(Code that draws figures)
▼▼▼

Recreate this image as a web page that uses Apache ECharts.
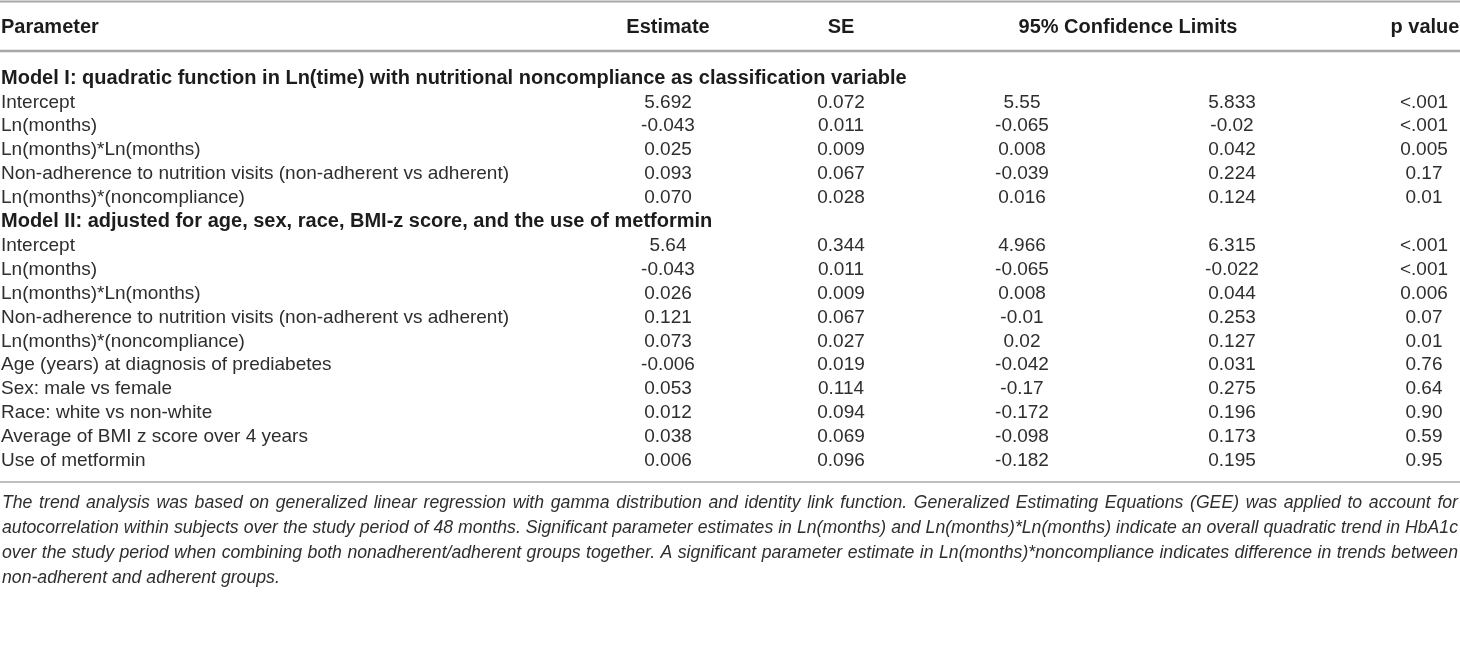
<!DOCTYPE html>
<html>
<head>
<meta charset="utf-8">
<title>Trend analysis of HbA1c</title>
<script src="https://cdn.jsdelivr.net/npm/echarts@6/dist/echarts.min.js"></script>
<style>
  html, body { margin: 0; padding: 0; background: #fff; }
  #table { width: 1460px; height: 648px; }
</style>
</head>
<body>
<div id="table"></div>
<script>
const columnHeaders = ['Parameter', 'Estimate', 'SE', '95% Confidence Limits', 'p value'];

const modelTitles = [
  'Model I: quadratic function in Ln(time) with nutritional noncompliance as classification variable',
  'Model II: adjusted for age, sex, race, BMI-z score, and the use of metformin'
];

const model1Parameters = [
  'Intercept',
  'Ln(months)',
  'Ln(months)*Ln(months)',
  'Non-adherence to nutrition visits (non-adherent vs adherent)',
  'Ln(months)*(noncompliance)'
];
const model1Estimate = ['5.692', '-0.043', '0.025', '0.093', '0.070'];
const model1SE = ['0.072', '0.011', '0.009', '0.067', '0.028'];
const model1Lower = ['5.55', '-0.065', '0.008', '-0.039', '0.016'];
const model1Upper = ['5.833', '-0.02', '0.042', '0.224', '0.124'];
const model1P = ['<.001', '<.001', '0.005', '0.17', '0.01'];

const model2Parameters = [
  'Intercept',
  'Ln(months)',
  'Ln(months)*Ln(months)',
  'Non-adherence to nutrition visits (non-adherent vs adherent)',
  'Ln(months)*(noncompliance)',
  'Age (years) at diagnosis of prediabetes',
  'Sex: male vs female',
  'Race: white vs non-white',
  'Average of BMI z score over 4 years',
  'Use of metformin'
];
const model2Estimate = ['5.64', '-0.043', '0.026', '0.121', '0.073', '-0.006', '0.053', '0.012', '0.038', '0.006'];
const model2SE = ['0.344', '0.011', '0.009', '0.067', '0.027', '0.019', '0.114', '0.094', '0.069', '0.096'];
const model2Lower = ['4.966', '-0.065', '0.008', '-0.01', '0.02', '-0.042', '-0.17', '-0.172', '-0.098', '-0.182'];
const model2Upper = ['6.315', '-0.022', '0.044', '0.253', '0.127', '0.031', '0.275', '0.196', '0.173', '0.195'];
const model2P = ['<.001', '<.001', '0.006', '0.07', '0.01', '0.76', '0.64', '0.90', '0.59', '0.95'];

const footnoteLines = [
  'The trend analysis was based on generalized linear regression with gamma distribution and identity link function. Generalized Estimating Equations (GEE) was applied to account for',
  'autocorrelation within subjects over the study period of 48 months. Significant parameter estimates in Ln(months) and Ln(months)*Ln(months) indicate an overall quadratic trend in HbA1c',
  'over the study period when combining both nonadherent/adherent groups together. A significant parameter estimate in Ln(months)*noncompliance indicates difference in trends between',
  'non-adherent and adherent groups.'
];

// layout (pixels)
const WIDTH = 1460;
const LEFT_X = 1;
const COLUMN_X = [668, 841, 1022, 1232, 1424];
const HEADER_X = [668, 841, 1128, 1425];
const FONT = '"Liberation Sans", Arial, Helvetica, sans-serif';
const BODY_FONT = '19px ' + FONT;
const BOLD_FONT = 'bold 20px ' + FONT;
const TEXT_COLOR = '#2e2e2e';
const BOLD_COLOR = '#1c1c1c';
const RULE_COLOR = '#a8a8a8';
const NOTE_LEFT = 2;
const NOTE_RIGHT = 1458;

function buildRows() {
  const rows = [];
  const models = [
    [model1Parameters, model1Estimate, model1SE, model1Lower, model1Upper, model1P],
    [model2Parameters, model2Estimate, model2SE, model2Lower, model2Upper, model2P]
  ];
  models.forEach((cols, m) => {
    rows.push({ group: true, label: modelTitles[m] });
    cols[0].forEach((name, i) => {
      rows.push({ group: false, label: name, cells: cols.slice(1).map((c) => c[i]) });
    });
  });
  return rows;
}

const rows = buildRows();

function renderRow(params, api) {
  const idx = api.value(0);
  const row = rows[idx];
  const y = api.coord([0, idx])[1];
  const left = api.coord([LEFT_X, idx])[0];
  if (row.group) {
    return {
      type: 'text',
      style: {
        text: row.label, x: left, y,
        font: BOLD_FONT, fill: BOLD_COLOR,
        align: 'left', verticalAlign: 'middle'
      }
    };
  }
  const children = [{
    type: 'text',
    style: {
      text: row.label, x: left, y,
      font: BODY_FONT, fill: TEXT_COLOR,
      align: 'left', verticalAlign: 'middle'
    }
  }];
  row.cells.forEach((val, k) => {
    children.push({
      type: 'text',
      style: {
        text: val, x: api.coord([COLUMN_X[k], idx])[0], y,
        font: BODY_FONT, fill: TEXT_COLOR,
        align: 'center', verticalAlign: 'middle'
      }
    });
  });
  return { type: 'group', children };
}

function headerGraphics() {
  const items = [{
    type: 'text', x: LEFT_X, y: 27,
    style: { text: columnHeaders[0], font: BOLD_FONT, fill: BOLD_COLOR, align: 'left', verticalAlign: 'middle' }
  }];
  columnHeaders.slice(1).forEach((h, k) => {
    items.push({
      type: 'text', x: HEADER_X[k], y: 27,
      style: { text: h, font: BOLD_FONT, fill: BOLD_COLOR, align: 'center', verticalAlign: 'middle' }
    });
  });
  return items;
}

function ruleGraphics() {
  return [[1.5, 2], [51, 2.5], [482, 1.5]].map(([y, w]) => ({
    type: 'line',
    shape: { x1: 0, y1: y, x2: WIDTH, y2: y },
    style: { stroke: RULE_COLOR, lineWidth: w }
  }));
}

// justified footnote: size so the longest line fits, then place word by word
function footnoteGraphics() {
  const ctx = document.createElement('canvas').getContext('2d');
  const span = NOTE_RIGHT - NOTE_LEFT;
  ctx.font = 'italic 18px ' + FONT;
  const longest = Math.max(...footnoteLines.map((l) => ctx.measureText(l).width));
  const size = Math.min(18.5, 18 * span / longest);
  const noteFont = 'italic ' + size.toFixed(2) + 'px ' + FONT;
  ctx.font = noteFont;
  const items = [];
  footnoteLines.forEach((line, li) => {
    const y = 503 + li * 25;
    const words = line.split(' ');
    const widths = words.map((w) => ctx.measureText(w).width);
    const total = widths.reduce((a, b) => a + b, 0);
    const last = li === footnoteLines.length - 1;
    const gap = last ? ctx.measureText(' ').width : (span - total) / (words.length - 1);
    let x = NOTE_LEFT;
    words.forEach((w, i) => {
      items.push({
        type: 'text', x, y,
        style: { text: w, font: noteFont, fill: TEXT_COLOR, align: 'left', verticalAlign: 'middle' }
      });
      x += widths[i] + gap;
    });
  });
  return items;
}

const chart = echarts.init(document.getElementById('table'), null, { renderer: 'canvas' });

chart.setOption({
  animation: false,
  grid: { left: 0, right: 0, top: 66.5, height: 406.3, containLabel: false },
  xAxis: { type: 'value', min: 0, max: WIDTH, show: false },
  yAxis: {
    type: 'category', inverse: true, show: false,
    data: rows.map((r) => r.label)
  },
  series: [{
    type: 'custom',
    silent: true,
    clip: false,
    renderItem: renderRow,
    data: rows.map((r, i) => [i]),
    encode: { y: 0 }
  }],
  graphic: [...ruleGraphics(), ...headerGraphics(), ...footnoteGraphics()]
});
</script>
</body>
</html>
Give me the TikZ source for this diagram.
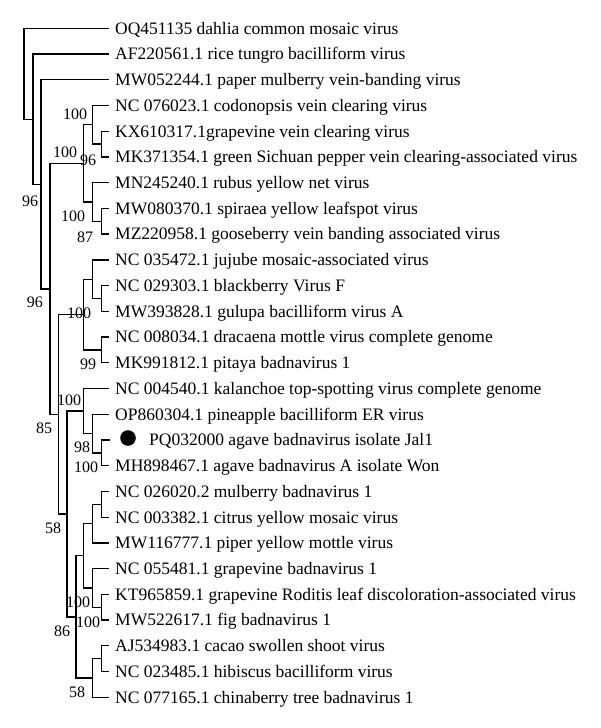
\documentclass[tikz,border=0pt]{standalone}
\usepackage{fontspec}
\setmainfont{Liberation Serif}
\begin{document}
\begin{tikzpicture}[x=1pt,y=-1pt,
  br/.style={line width=1.3pt, line join=miter},
  leaf/.style={anchor=west, inner xsep=6pt, inner ysep=0pt,
    font=\fontsize{17.5}{20}\selectfont, text height=15.75pt, text depth=4.15pt},
  bs/.style={anchor=center, inner sep=0pt,
    font=\fontsize{16}{18}\selectfont, text height=10.8pt, text depth=0pt}]
\fill[white] (0,0) rectangle (600,728);
\useasboundingbox (0,0) rectangle (600,728);

% leaves
\node[leaf] (l1)  at (109,28.3)  {OQ451135 dahlia common mosaic virus};
\node[leaf] (l2)  at (109,54.0)  {AF220561.1 rice tungro bacilliform virus};
\node[leaf] (l3)  at (109,79.8)  {MW052244.1 paper mulberry vein-banding virus};
\node[leaf] (l4)  at (109,105.5) {NC 076023.1 codonopsis vein clearing virus};
\node[leaf] (l5)  at (109,131.2) {KX610317.1grapevine vein clearing virus};
\node[leaf] (l6)  at (109,157.0) {MK371354.1 green Sichuan pepper vein clearing-associated virus};
\node[leaf] (l7)  at (109,182.7) {MN245240.1 rubus yellow net virus};
\node[leaf] (l8)  at (109,208.4) {MW080370.1 spiraea yellow leafspot virus};
\node[leaf] (l9)  at (109,234.1) {MZ220958.1 gooseberry vein banding associated virus};
\node[leaf] (l10) at (109,259.9) {NC 035472.1 jujube mosaic-associated virus};
\node[leaf] (l11) at (109,285.6) {NC 029303.1 blackberry Virus F};
\node[leaf] (l12) at (109,311.3) {MW393828.1 gulupa bacilliform virus A};
\node[leaf] (l13) at (109,337.1) {NC 008034.1 dracaena mottle virus complete genome};
\node[leaf] (l14) at (109,362.8) {MK991812.1 pitaya badnavirus 1};
\node[leaf] (l15) at (109,388.5) {NC 004540.1 kalanchoe top-spotting virus complete genome};
\node[leaf] (l16) at (109,414.3) {OP860304.1 pineapple bacilliform ER virus};
\coordinate (pqend) at (110,440.0);
\node[circle, fill=black, inner sep=0pt, minimum size=15.6pt] (dot) at (128,438) {};
\node[leaf] (l17) at (143,440.0) {PQ032000 agave badnavirus isolate Jal1};
\node[leaf] (l18) at (109,465.7) {MH898467.1 agave badnavirus A isolate Won};
\node[leaf] (l19) at (109,491.4) {NC 026020.2 mulberry badnavirus 1};
\node[leaf] (l20) at (109,517.2) {NC 003382.1 citrus yellow mosaic virus};
\node[leaf] (l21) at (109,542.9) {MW116777.1 piper yellow mottle virus};
\node[leaf] (l22) at (109,568.6) {NC 055481.1 grapevine badnavirus 1};
\node[leaf] (l23) at (109,594.4) {KT965859.1 grapevine Roditis leaf discoloration-associated virus};
\node[leaf] (l24) at (109,620.1) {MW522617.1 fig badnavirus 1};
\node[leaf] (l25) at (109,645.8) {AJ534983.1 cacao swollen shoot virus};
\node[leaf] (l26) at (109,671.6) {NC 023485.1 hibiscus bacilliform virus};
\node[leaf] (l27) at (109,697.3) {NC 077165.1 chinaberry tree badnavirus 1};

% internal nodes
\coordinate (root) at (24,73.7);
\coordinate (A) at (33,119.2);
\coordinate (B) at (41,184.3);
\coordinate (C) at (50,288.9);
\coordinate (D) at (83.5,163.4);
\coordinate (E) at (92.5,124.8);
\coordinate (Ep) at (101.5,144.1);
\coordinate (F) at (92.5,202.0);
\coordinate (Fp) at (101.5,221.3);
\coordinate (N4) at (58.5,414.3);
\coordinate (H) at (83.5,314.6);
\coordinate (G) at (92.5,279.2);
\coordinate (Gp) at (101.5,298.5);
\coordinate (Hp) at (101.5,350.0);
\coordinate (N5) at (67,514.0);
\coordinate (K) at (83.5,411.1);
\coordinate (Kp) at (92.5,433.6);
\coordinate (Kpp) at (101.5,452.9);
\coordinate (N6) at (76,616.9);
\coordinate (MG) at (83.5,555.8);
\coordinate (M1) at (92.5,523.6);
\coordinate (M2) at (101.5,504.3);
\coordinate (V) at (92.5,588.0);
\coordinate (Vp) at (101.5,607.3);
\coordinate (C1) at (92.5,678.0);
\coordinate (C2) at (101.5,658.7);

% branches
\draw[br] (root) |- (l1.west);  \draw[br] (root) |- (A);
\draw[br] (A) |- (l2.west);     \draw[br] (A) |- (B);
\draw[br] (B) |- (l3.west);     \draw[br] (B) |- (C);
\draw[br] (C) |- (D);           \draw[br] (C) |- (N4);
\draw[br] (D) |- (E);           \draw[br] (D) |- (F);
\draw[br] (E) |- (l4.west);     \draw[br] (E) |- (Ep);
\draw[br] (Ep) |- (l5.west);    \draw[br] (Ep) |- (l6.west);
\draw[br] (F) |- (l7.west);     \draw[br] (F) |- (Fp);
\draw[br] (Fp) |- (l8.west);    \draw[br] (Fp) |- (l9.west);
\draw[br] (N4) |- (H);          \draw[br] (N4) |- (N5);
\draw[br] (H) |- (G);           \draw[br] (H) |- (Hp);
\draw[br] (G) |- (l10.west);    \draw[br] (G) |- (Gp);
\draw[br] (Gp) |- (l11.west);   \draw[br] (Gp) |- (l12.west);
\draw[br] (Hp) |- (l13.west);   \draw[br] (Hp) |- (l14.west);
\draw[br] (N5) |- (K);          \draw[br] (N5) |- (N6);
\draw[br] (K) |- (l15.west);    \draw[br] (K) |- (Kp);
\draw[br] (Kp) |- (l16.west);   \draw[br] (Kp) |- (Kpp);
\draw[br] (Kpp) |- (pqend);     \draw[br] (Kpp) |- (l18.west);
\draw[br] (N6) |- (MG);         \draw[br] (N6) |- (C1);
\draw[br] (MG) |- (M1);         \draw[br] (MG) |- (V);
\draw[br] (M1) |- (M2);         \draw[br] (M1) |- (l21.west);
\draw[br] (M2) |- (l19.west);   \draw[br] (M2) |- (l20.west);
\draw[br] (V) |- (l22.west);    \draw[br] (V) |- (Vp);
\draw[br] (Vp) |- (l23.west);   \draw[br] (Vp) |- (l24.west);
\draw[br] (C1) |- (C2);         \draw[br] (C1) |- (l27.west);
\draw[br] (C2) |- (l25.west);   \draw[br] (C2) |- (l26.west);

% bootstrap values
\node[bs] (b1)  at (30,201)  {96};
\node[bs] (b2)  at (35,302)  {96};
\node[bs] (b3)  at (44,428)  {85};
\node[bs] (b4)  at (53,528)  {58};
\node[bs] (b5)  at (62,631)  {86};
\node[bs] (b6)  at (77,692)  {58};
\node[bs] (b7)  at (75,114)  {100};
\node[bs] (b8)  at (65,152)  {100};
\node[bs] (b9)  at (88,160)  {96};
\node[bs] (b10) at (73,216)  {100};
\node[bs] (b11) at (85,237)  {87};
\node[bs] (b12) at (79,313)  {100};
\node[bs] (b13) at (88,364)  {99};
\node[bs] (b14) at (69,400)  {100};
\node[bs] (b15) at (82,447)  {98};
\node[bs] (b16) at (86,467)  {100};
\node[bs] (b17) at (78,602)  {100};
\node[bs] (b18) at (88,622)  {100};
\end{tikzpicture}
\end{document}
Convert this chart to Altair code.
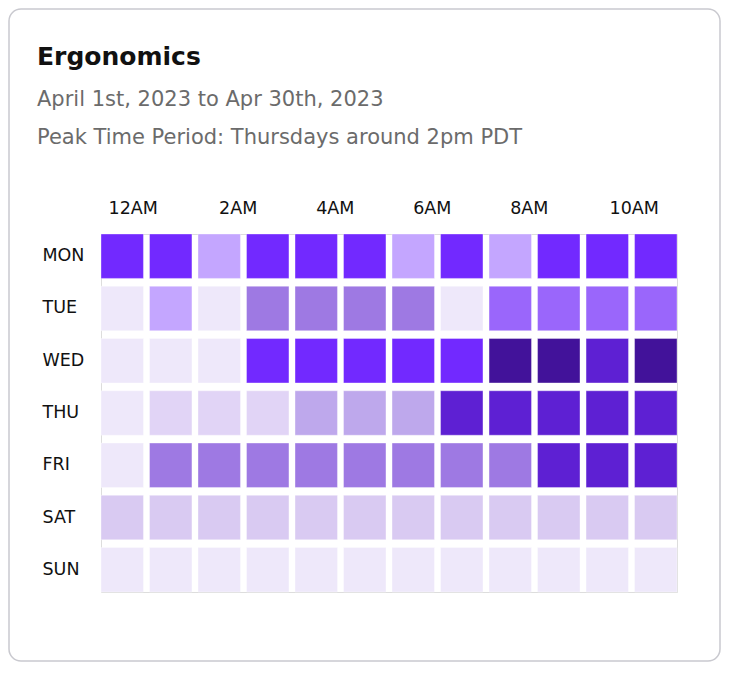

▲▲▲

• REQUIREMENT: Only the lines from the start of the records through the line containing "const model1P = ['<.001', '<.001', '0.005', '0.17', '0.01'];" should be repeated, word for word, with the pictures left out.

• TASK SOLUTION:
Recreate this image as a web page that uses Apache ECharts.
<!DOCTYPE html>
<html>
<head>
<meta charset="utf-8">
<title>Trend analysis of HbA1c</title>
<script src="https://cdn.jsdelivr.net/npm/echarts@6/dist/echarts.min.js"></script>
<style>
  html, body { margin: 0; padding: 0; background: #fff; }
  #table { width: 1460px; height: 648px; }
</style>
</head>
<body>
<div id="table"></div>
<script>
const columnHeaders = ['Parameter', 'Estimate', 'SE', '95% Confidence Limits', 'p value'];

const modelTitles = [
  'Model I: quadratic function in Ln(time) with nutritional noncompliance as classification variable',
  'Model II: adjusted for age, sex, race, BMI-z score, and the use of metformin'
];

const model1Parameters = [
  'Intercept',
  'Ln(months)',
  'Ln(months)*Ln(months)',
  'Non-adherence to nutrition visits (non-adherent vs adherent)',
  'Ln(months)*(noncompliance)'
];
const model1Estimate = ['5.692', '-0.043', '0.025', '0.093', '0.070'];
const model1SE = ['0.072', '0.011', '0.009', '0.067', '0.028'];
const model1Lower = ['5.55', '-0.065', '0.008', '-0.039', '0.016'];
const model1Upper = ['5.833', '-0.02', '0.042', '0.224', '0.124'];
const model1P = ['<.001', '<.001', '0.005', '0.17', '0.01'];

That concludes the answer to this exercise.